Dans Layla ma raison, Fatma ben Saidane joue un personnage muet, un rôle qui rappelle son apparition dans Arab de Fadhel Jaziri et Fadhel Jaïbi, où elle incarne également une figure silencieuse et marquée par une grande solitude. Son personnage dans ce film est construit avec une économie de gestes, sa présence étant plus suggérée que démontrée. À travers un look similaire à celui d'Arab, où elle adopte une posture réservée et une expression de souffrance contenue, Fatma ben Saidane parvient à exprimer la gravité de son rôle sans recourir à l'expression verbale. Sa performance, bien que discrète, sert de toile de fond émotive à l’histoire, incarnant la lutte intérieure de Qays avec une retenue efficace.

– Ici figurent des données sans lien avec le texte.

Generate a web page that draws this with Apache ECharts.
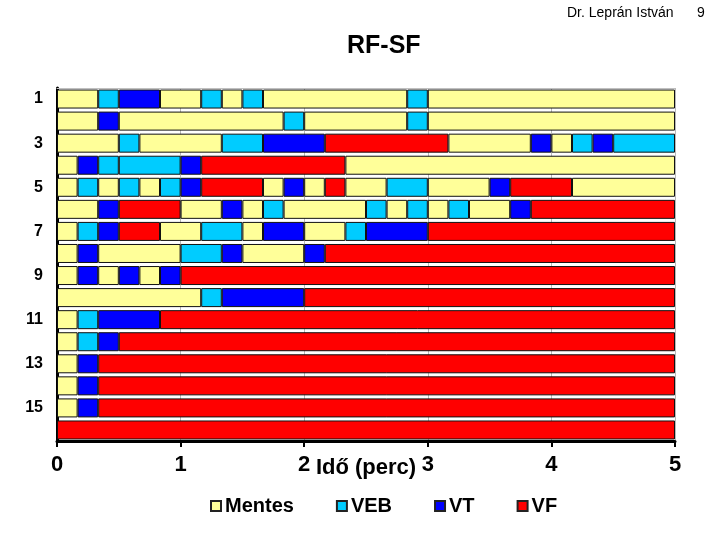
<!DOCTYPE html>
<html>
<head>
<meta charset="utf-8">
<script src="https://cdn.jsdelivr.net/npm/echarts@6/dist/echarts.min.js"></script>
<style>html,body{margin:0;padding:0;background:#fff;}#c{width:720px;height:540px;}</style>
</head>
<body>
<div id="c"></div>
<script>
// Row labels (1 = top row)
const categories = ['1','2','3','4','5','6','7','8','9','10','11','12','13','14','15','16'];
const stateNames = ['Mentes','VEB','VT','VF'];
const xTicks = [0,1,2,3,4,5];
// Each row: [state, duration in seconds]
const row1  = [['Mentes',20],['VEB',10],['VT',20],['Mentes',20],['VEB',10],['Mentes',10],['VEB',10],['Mentes',70],['VEB',10],['Mentes',120]];
const row2  = [['Mentes',20],['VT',10],['Mentes',80],['VEB',10],['Mentes',50],['VEB',10],['Mentes',120]];
const row3  = [['Mentes',30],['VEB',10],['Mentes',40],['VEB',20],['VT',30],['VF',60],['Mentes',40],['VT',10],['Mentes',10],['VEB',10],['VT',10],['VEB',30]];
const row4  = [['Mentes',10],['VT',10],['VEB',10],['VEB',30],['VT',10],['VF',70],['Mentes',160]];
const row5  = [['Mentes',10],['VEB',10],['Mentes',10],['VEB',10],['Mentes',10],['VEB',10],['VT',10],['VF',30],['Mentes',10],['VT',10],['Mentes',10],['VF',10],['Mentes',20],['VEB',20],['Mentes',30],['VT',10],['VF',30],['Mentes',50]];
const row6  = [['Mentes',20],['VT',10],['VF',30],['Mentes',20],['VT',10],['Mentes',10],['VEB',10],['Mentes',40],['VEB',10],['Mentes',10],['VEB',10],['Mentes',10],['VEB',10],['Mentes',20],['VT',10],['VF',70]];
const row7  = [['Mentes',10],['VEB',10],['VT',10],['VF',20],['Mentes',20],['VEB',20],['Mentes',10],['VT',20],['Mentes',20],['VEB',10],['VT',30],['VF',120]];
const row8  = [['Mentes',10],['VT',10],['Mentes',40],['VEB',20],['VT',10],['Mentes',30],['VT',10],['VF',170]];
const row9  = [['Mentes',10],['VT',10],['Mentes',10],['VT',10],['Mentes',10],['VT',10],['VF',240]];
const row10 = [['Mentes',70],['VEB',10],['VT',40],['VF',180]];
const row11 = [['Mentes',10],['VEB',10],['VT',30],['VF',250]];
const row12 = [['Mentes',10],['VEB',10],['VT',10],['VF',270]];
const row13 = [['Mentes',10],['VT',10],['VF',280]];
const row14 = [['Mentes',10],['VT',10],['VF',280]];
const row15 = [['Mentes',10],['VT',10],['VF',280]];
const row16 = [['VF',300]];

const rows = [row1,row2,row3,row4,row5,row6,row7,row8,row9,row10,row11,row12,row13,row14,row15,row16];
const colors = {Mentes:'#FFFF99', VEB:'#00CCFF', VT:'#0000FF', VF:'#FF0000'};
const FONT = 'Liberation Sans, Arial, sans-serif';
const BW = 19;

const maxSeg = Math.max(...rows.map(r => r.length));
const series = [];
for (let k = 0; k < maxSeg; k++) {
  series.push({
    type: 'bar', stack: 't', barWidth: BW, silent: true,
    data: rows.map(r => r[k] ? { value: r[k][1] / 60, itemStyle: { color: colors[r[k][0]] } } : '-'),
    itemStyle: { borderColor: '#111', borderWidth: 1 }
  });
}
stateNames.forEach(n => {
  series.push({ name: n, type: 'bar', stack: 't', barWidth: BW, data: [],
    itemStyle: { color: colors[n], borderColor: '#222', borderWidth: 1 } });
});

const chart = echarts.init(document.getElementById('c'), null, { renderer: 'canvas' });
chart.setOption({
  animation: false,
  backgroundColor: '#fff',
  title: { text: 'RF-SF', left: 342, top: 29, textStyle: { fontFamily: FONT, fontSize: 25, fontWeight: 'bold', color: '#000' } },
  graphic: [
    { type: 'text', left: 567, top: 6, style: { text: 'Dr. Leprán István', font: '14px ' + FONT, fill: '#000' } },
    { type: 'text', left: 697, top: 6, style: { text: '9', font: '14px ' + FONT, fill: '#000' } }
  ],
  legend: {
    data: stateNames, left: 205, top: 491, itemWidth: 10, itemHeight: 10, itemGap: 42,
    icon: 'rect',
    textStyle: { fontFamily: FONT, fontSize: 20, fontWeight: 'bold', color: '#000', padding: [0,0,0,-1] }
  },
  grid: { left: 57, right: 45, top: 88, bottom: 99, containLabel: false },
  xAxis: [{
    type: 'value', min: xTicks[0], max: xTicks[xTicks.length-1], interval: 1,
    name: 'Idő (perc)', nameLocation: 'middle', nameGap: 16, nameMoveOverlap: false,
    nameTextStyle: { fontFamily: FONT, fontSize: 22, fontWeight: 'bold', color: '#000', verticalAlign: 'top' },
    axisLine: { show: true, onZero: false, lineStyle: { color: '#000', width: 3 } },
    axisTick: { show: true, length: 6, lineStyle: { color: '#000', width: 2 } },
    axisLabel: { fontFamily: FONT, fontSize: 22, fontWeight: 'bold', color: '#000', margin: 13 },
    splitLine: { show: true, lineStyle: { color: '#b8b8b8', width: 1 } }
  }, {
    type: 'value', position: 'top', min: 0, max: 5,
    axisLine: { show: true, lineStyle: { color: '#c0c0c0', width: 1 } },
    axisTick: { show: false }, axisLabel: { show: false }, splitLine: { show: false }
  }],
  yAxis: {
    type: 'category', data: categories, inverse: true,
    axisLine: { show: true, lineStyle: { color: '#000', width: 3 } },
    axisTick: { show: false },
    axisLabel: { interval: 1, fontFamily: FONT, fontSize: 16, fontWeight: 'bold', color: '#000', margin: 14 },
    splitLine: { show: false }
  },
  series: series
});
</script>
</body>
</html>
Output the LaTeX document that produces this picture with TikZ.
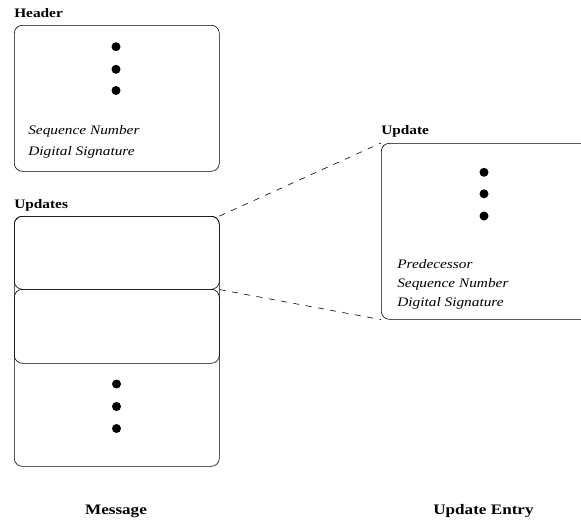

Le film pousse également à la réflexion sur l’isolement et la révolte. Majnûn, en quête d’un amour pur, devient une sorte de héros tragique, prêt à tout sacrifier pour une liberté qu’il ne pourra jamais atteindre. Sa 'folie', bien que perçue comme une dérive dans un premier temps, devient finalement un acte de résistance face à un monde qui ne comprend pas, et qui ne veut pas comprendre. À travers la lutte intérieure de Majnûn et son combat pour un amour impossible, le film interroge la condition humaine et ses contradictions, entre la quête de liberté individuelle et les réalités d'une société fermée et rigide.

Avec une mise en scène qui va à l’essentiel et une photographie qui saisit la beauté du désert tout en amplifiant le sentiment d’abandon et de solitude, Layla ma raison est une œuvre d’une rare intensité. Le film parvient à toucher au cœur de l’âme humaine, et à l’universel de cette quête amoureuse et tragique qui dépasse les siècles. Un drame intemporel, porté par une interprétation poignante et une direction artistique sans failles, qui résonne comme un cri d’amour et de liberté dans un monde trop souvent clos sur lui-même.